**Information shown**.
## begin
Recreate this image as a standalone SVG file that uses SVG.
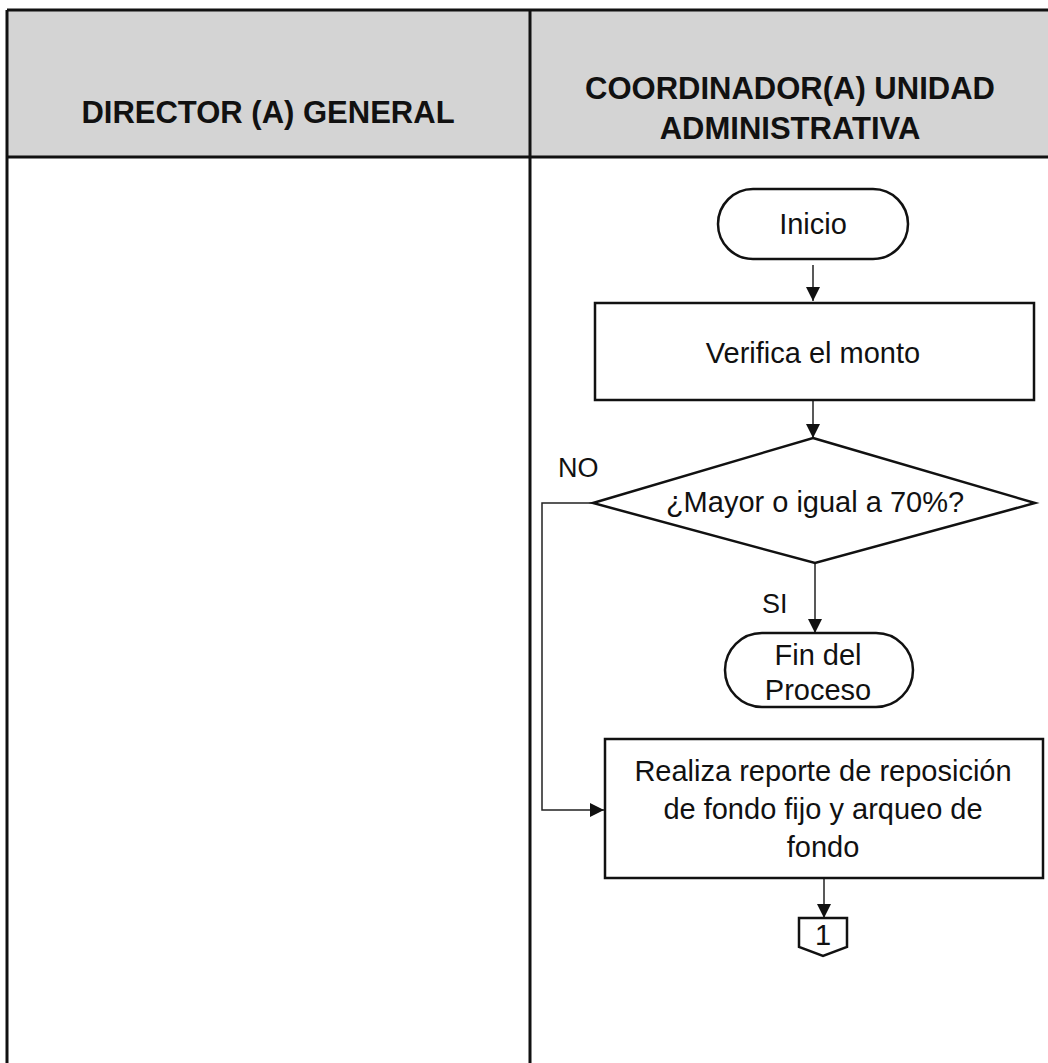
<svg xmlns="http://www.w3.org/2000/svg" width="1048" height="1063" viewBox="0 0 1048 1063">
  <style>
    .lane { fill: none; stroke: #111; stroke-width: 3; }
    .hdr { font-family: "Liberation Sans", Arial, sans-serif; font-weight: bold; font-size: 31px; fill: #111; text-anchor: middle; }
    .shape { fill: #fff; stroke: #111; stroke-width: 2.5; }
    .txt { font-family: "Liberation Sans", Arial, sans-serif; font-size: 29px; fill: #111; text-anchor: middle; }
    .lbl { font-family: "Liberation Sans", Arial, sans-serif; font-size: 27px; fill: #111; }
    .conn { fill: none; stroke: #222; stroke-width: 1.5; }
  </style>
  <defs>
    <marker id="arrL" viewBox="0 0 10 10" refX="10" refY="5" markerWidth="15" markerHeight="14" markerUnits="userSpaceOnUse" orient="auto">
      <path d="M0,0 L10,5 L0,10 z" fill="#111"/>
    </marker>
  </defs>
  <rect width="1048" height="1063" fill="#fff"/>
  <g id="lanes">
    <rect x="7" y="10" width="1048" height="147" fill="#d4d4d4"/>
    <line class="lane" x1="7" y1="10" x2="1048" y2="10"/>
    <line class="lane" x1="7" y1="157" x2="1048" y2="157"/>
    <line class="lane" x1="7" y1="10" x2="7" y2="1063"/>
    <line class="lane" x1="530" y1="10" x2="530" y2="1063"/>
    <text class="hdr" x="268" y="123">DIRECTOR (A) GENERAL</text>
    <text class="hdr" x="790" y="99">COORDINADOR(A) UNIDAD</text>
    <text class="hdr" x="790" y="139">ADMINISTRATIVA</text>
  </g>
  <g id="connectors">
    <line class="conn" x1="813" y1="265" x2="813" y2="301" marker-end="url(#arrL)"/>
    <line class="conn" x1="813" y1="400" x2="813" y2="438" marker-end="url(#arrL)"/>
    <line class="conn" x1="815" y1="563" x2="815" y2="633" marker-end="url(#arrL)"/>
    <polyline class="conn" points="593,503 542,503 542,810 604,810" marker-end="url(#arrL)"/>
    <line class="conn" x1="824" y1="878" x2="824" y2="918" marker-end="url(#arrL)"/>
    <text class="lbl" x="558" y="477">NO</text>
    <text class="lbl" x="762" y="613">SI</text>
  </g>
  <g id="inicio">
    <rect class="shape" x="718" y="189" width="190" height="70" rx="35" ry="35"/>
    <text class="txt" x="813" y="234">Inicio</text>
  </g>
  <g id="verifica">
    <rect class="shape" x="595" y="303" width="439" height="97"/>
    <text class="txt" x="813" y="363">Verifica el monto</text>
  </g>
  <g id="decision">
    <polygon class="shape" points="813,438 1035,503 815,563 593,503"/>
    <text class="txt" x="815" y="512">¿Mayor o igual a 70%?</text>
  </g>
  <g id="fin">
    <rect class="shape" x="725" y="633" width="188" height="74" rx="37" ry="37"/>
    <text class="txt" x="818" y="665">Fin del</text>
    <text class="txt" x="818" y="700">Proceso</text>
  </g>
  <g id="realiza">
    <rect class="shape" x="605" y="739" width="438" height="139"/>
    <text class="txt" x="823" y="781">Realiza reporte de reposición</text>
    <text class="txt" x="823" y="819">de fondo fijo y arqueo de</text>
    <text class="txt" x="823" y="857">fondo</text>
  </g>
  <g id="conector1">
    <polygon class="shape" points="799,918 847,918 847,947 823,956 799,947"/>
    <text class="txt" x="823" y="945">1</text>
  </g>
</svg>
## end
**Problem**.
Repeat the material above verbatim, with no pictures in the output.

**Task output**.
Recreate this image as a standalone SVG file that uses SVG.
<svg xmlns="http://www.w3.org/2000/svg" width="1048" height="1063" viewBox="0 0 1048 1063">
  <style>
    .lane { fill: none; stroke: #111; stroke-width: 3; }
    .hdr { font-family: "Liberation Sans", Arial, sans-serif; font-weight: bold; font-size: 31px; fill: #111; text-anchor: middle; }
    .shape { fill: #fff; stroke: #111; stroke-width: 2.5; }
    .txt { font-family: "Liberation Sans", Arial, sans-serif; font-size: 29px; fill: #111; text-anchor: middle; }
    .lbl { font-family: "Liberation Sans", Arial, sans-serif; font-size: 27px; fill: #111; }
    .conn { fill: none; stroke: #222; stroke-width: 1.5; }
  </style>
  <defs>
    <marker id="arrL" viewBox="0 0 10 10" refX="10" refY="5" markerWidth="15" markerHeight="14" markerUnits="userSpaceOnUse" orient="auto">
      <path d="M0,0 L10,5 L0,10 z" fill="#111"/>
    </marker>
  </defs>
  <rect width="1048" height="1063" fill="#fff"/>
  <g id="lanes">
    <rect x="7" y="10" width="1048" height="147" fill="#d4d4d4"/>
    <line class="lane" x1="7" y1="10" x2="1048" y2="10"/>
    <line class="lane" x1="7" y1="157" x2="1048" y2="157"/>
    <line class="lane" x1="7" y1="10" x2="7" y2="1063"/>
    <line class="lane" x1="530" y1="10" x2="530" y2="1063"/>
    <text class="hdr" x="268" y="123">DIRECTOR (A) GENERAL</text>
    <text class="hdr" x="790" y="99">COORDINADOR(A) UNIDAD</text>
    <text class="hdr" x="790" y="139">ADMINISTRATIVA</text>
  </g>
  <g id="connectors">
    <line class="conn" x1="813" y1="265" x2="813" y2="301" marker-end="url(#arrL)"/>
    <line class="conn" x1="813" y1="400" x2="813" y2="438" marker-end="url(#arrL)"/>
    <line class="conn" x1="815" y1="563" x2="815" y2="633" marker-end="url(#arrL)"/>
    <polyline class="conn" points="593,503 542,503 542,810 604,810" marker-end="url(#arrL)"/>
    <line class="conn" x1="824" y1="878" x2="824" y2="918" marker-end="url(#arrL)"/>
    <text class="lbl" x="558" y="477">NO</text>
    <text class="lbl" x="762" y="613">SI</text>
  </g>
  <g id="inicio">
    <rect class="shape" x="718" y="189" width="190" height="70" rx="35" ry="35"/>
    <text class="txt" x="813" y="234">Inicio</text>
  </g>
  <g id="verifica">
    <rect class="shape" x="595" y="303" width="439" height="97"/>
    <text class="txt" x="813" y="363">Verifica el monto</text>
  </g>
  <g id="decision">
    <polygon class="shape" points="813,438 1035,503 815,563 593,503"/>
    <text class="txt" x="815" y="512">¿Mayor o igual a 70%?</text>
  </g>
  <g id="fin">
    <rect class="shape" x="725" y="633" width="188" height="74" rx="37" ry="37"/>
    <text class="txt" x="818" y="665">Fin del</text>
    <text class="txt" x="818" y="700">Proceso</text>
  </g>
  <g id="realiza">
    <rect class="shape" x="605" y="739" width="438" height="139"/>
    <text class="txt" x="823" y="781">Realiza reporte de reposición</text>
    <text class="txt" x="823" y="819">de fondo fijo y arqueo de</text>
    <text class="txt" x="823" y="857">fondo</text>
  </g>
  <g id="conector1">
    <polygon class="shape" points="799,918 847,918 847,947 823,956 799,947"/>
    <text class="txt" x="823" y="945">1</text>
  </g>
</svg>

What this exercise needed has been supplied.